= Jean Baptiste Perrin (fl. 1786) =

Jean Baptiste Perrin (fl. 1786–1798) was a tutor and educational author. Born in France, he moved to Dublin and became a teacher of French. He often resided for months at a time in the houses such as that of the Irish gentry as desired to acquire a knowledge of the French tongue.

He mixed in the political agitations of the period, and on 26 April 1784 was elected an honorary member of the Sons of the Shamrock; and is said in 1795 to have joined in the invitation to the French government to invade Ireland. In his later years he resided at Leinster Lodge, near Athy, County Kildare. The date of his death is not given; but he was buried in the old churchyard at Palmerstown.
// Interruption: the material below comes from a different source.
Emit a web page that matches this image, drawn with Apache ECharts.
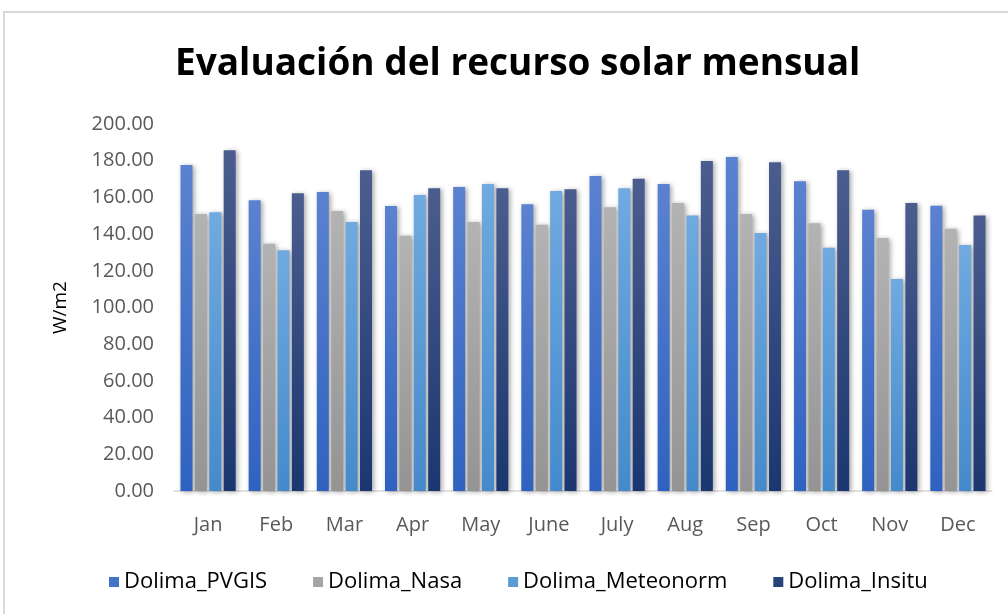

He had at least one child, Louis Perrin, a judge, who was born at Waterford in 1782.

==Published works==
He was the author of:
- The French Student's Vade-mecum, London, 1750.
- Grammar of the French Tongue, 1768.
- Fables Amusantes, 1771.
- Entertaining and Instructive Exercises, with the Rules of the French Syntax, 1773.
- The Elements of French Conversation, with Dialogues, 1774.
- Lettres Choisies sur toutes sortes de sujet, 1777.
- The Practice of the French Pronunciation alphabetically exhibited, 1777.
- La Bonne Mère, contenant de petites pièces dramatiques, 1786.
- The Elements of English Conversation, with a Vocabulary in French, English, and Italian, Naples, 1814.

The majority of these works went to many editions, and the Fables were adapted to the Hamiltonian system in 1825.